Last chance to leave
The last chance for project participants to abandon CFPP is probably 2024, depending on the Nuclear Regulatory Commission’s review of the project, Williams said.
“If the participants don't take that off-ramp, then they are locked in and no matter what happens to the cost of construction after that, you know, then they’re in it, like Vogtle and Summer in the Southeast,” Williams said, referring to the development of two new nuclear reactors that each went billions over budget. The Summer project in South Carolina was ultimately canceled.
If the CFPP project is unable to draw more subscribers and if costs continue to rise, Williams said, “there's a point at which ... the project won’t pencil out to a bond holder.”
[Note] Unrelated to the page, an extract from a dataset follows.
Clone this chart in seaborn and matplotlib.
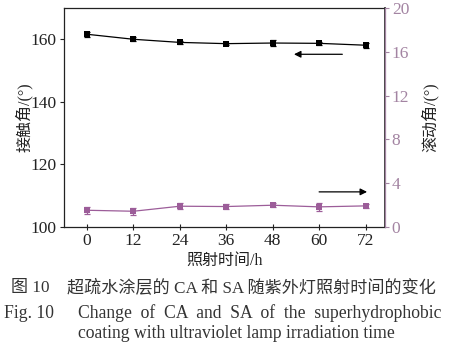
import matplotlib
matplotlib.use("Agg")
import matplotlib.pyplot as plt
import seaborn as sns
import pandas as pd
import numpy as np

sns.set_theme(style="ticks")
plt.rcParams["font.family"] = ["Liberation Serif", "Noto Sans CJK SC", "DejaVu Sans"]
plt.rcParams["mathtext.fontset"] = "stix"

# irradiation time (h)
hours = [0, 12, 24, 36, 48, 60, 72]
# contact angle (deg) and its error
ca = [161.6, 160.0, 159.0, 158.6, 158.8, 158.7, 158.1]
ca_err = [0.8, 0.6, 0.4, 0.3, 0.9, 0.5, 0.8]
# sliding angle (deg) and its error
sa = [1.52, 1.43, 1.89, 1.86, 1.98, 1.83, 1.92]
sa_err = [0.3, 0.3, 0.3, 0.2, 0.2, 0.35, 0.2]

x_ticks = [0, 12, 24, 36, 48, 60, 72]
ca_ticks = [100, 120, 140, 160]
sa_ticks = [0, 4, 8, 12, 16, 20]

purple = "#9c5d99"
axis_purple = "#a384a2"
mixed = ["Liberation Serif", "Noto Sans CJK SC", "DejaVu Sans"]

df = pd.DataFrame({"t": hours, "ca": ca, "sa": sa})

fig = plt.figure(figsize=(4.56, 3.48), dpi=100)
ax = fig.add_axes([0.140, 0.348, 0.704, 0.629])
ax2 = ax.twinx()

sns.lineplot(data=df, x="t", y="ca", ax=ax, color="black", lw=0.9,
             marker="s", markersize=5, markeredgewidth=0)
ax.errorbar(hours, ca, yerr=ca_err, fmt="none", ecolor="black",
            elinewidth=0.9, capsize=2.2, capthick=0.9)

sns.lineplot(data=df, x="t", y="sa", ax=ax2, color=purple, lw=0.9,
             marker="s", markersize=5, markeredgewidth=0)
ax2.errorbar(hours, sa, yerr=sa_err, fmt="none", ecolor=purple,
             elinewidth=0.9, capsize=2.2, capthick=0.9)

ax.set_xlim(-6, 77)
ax.set_ylim(100, 170)
ax2.set_ylim(0, 20)
ax.set_xticks(x_ticks)
ax.set_yticks(ca_ticks)
ax2.set_yticks(sa_ticks)

ax.tick_params(axis="x", direction="inout", length=5, width=0.8,
               labelsize=12.5, pad=2, colors="#222222")
ax.tick_params(axis="y", direction="out", length=3, width=0.8,
               labelsize=12.5, pad=2, colors="#222222")
ax2.tick_params(axis="y", direction="out", length=3, width=0.8,
                labelsize=12.5, pad=2, colors=axis_purple)
for s in ["left", "bottom", "top"]:
    ax.spines[s].set_color("#222222")
    ax.spines[s].set_linewidth(0.9)
ax2.spines["right"].set_color(axis_purple)
ax2.spines["right"].set_linewidth(0.9)
ax2.spines["left"].set_visible(False)
ax2.spines["top"].set_visible(False)
ax2.spines["bottom"].set_visible(False)

ax.set_xlabel("照射时间/h", family=mixed, fontsize=11.5, labelpad=3,
              color="#222222")
ax.set_ylabel("接触角/(°)", family=mixed, fontsize=11.5, color="#222222",
              va="center")
ax2.set_ylabel("滚动角/(°)", family=mixed, fontsize=11.5, color="#222222",
               va="center")
ax.yaxis.set_label_coords(-0.125, 0.5)
ax2.yaxis.set_label_coords(1.140, 0.5)

# direction arrows pointing to each series' axis
ax.annotate("", xy=(53.5, 155.2), xytext=(66, 155.2),
            arrowprops=dict(arrowstyle="-|>", color="black", lw=0.9,
                            mutation_scale=10, shrinkA=0, shrinkB=0))
ax2.annotate("", xy=(72.4, 3.2), xytext=(60, 3.2),
             arrowprops=dict(arrowstyle="-|>", color="black", lw=0.9,
                             mutation_scale=10, shrinkA=0, shrinkB=0))

cap = "#333333"
fig.text(0.025, 0.172, "图 10", family=mixed, fontsize=12.3, color=cap,
         va="center", ha="left")
fig.text(0.147, 0.172, "超疏水涂层的 CA 和 SA 随紫外灯照射时间的变化",
         family=mixed, fontsize=12.3, color=cap, va="center", ha="left")
fig.text(0.008, 0.100, "Fig. 10", fontsize=12.7, color=cap,
         va="center", ha="left")
fig.text(0.171, 0.100, "Change  of  CA  and  SA  of  the  superhydrophobic",
         fontsize=12.7, color=cap, va="center", ha="left")
fig.text(0.171, 0.042, "coating with ultraviolet lamp irradiation time",
         fontsize=12.7, color=cap, va="center", ha="left")

fig.savefig("out.png", dpi=100)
The CFPP project could be in trouble if it cannot attract new customers, particularly as there is talk of cutting federal support, said Edwin Lyman, director of nuclear power safety at the Union of Concerned Scientists. “I think it will all depend on what Congress does, if they’re willing to bail out the project, if more of the customers drop off,” he said.
The Department of Energy in 2020 approved a multi-year cost share award of about $1.4 billion to help demonstrate NuScale reactors at Idaho National Laboratory. Funding that must go through an annual appropriations process in Congress may have hit a snag in the Senate this year.
“There’s a Senate draft out there that seems to direct some funding away from NuScale,” Marc Bianchi, an analyst at Cowen, noted during NuScale’s third-quarter earnings call Monday.
“We’re working both sides of the Hill right now on appropriations to again continue to secure, then to ensure that this technology in our project at CFPP moves forward,” NuScale President and CEO John Hopkins said. “The feedback we’re getting on both sides of the Hill has been very positive, so we’ll see what the end result is. But we’re working diligently on it, like we do every year.”
CORRECTION: We have clarified in the second bullet that the Carbon Free Power Project developers provided the new energy cost estimates to project participants.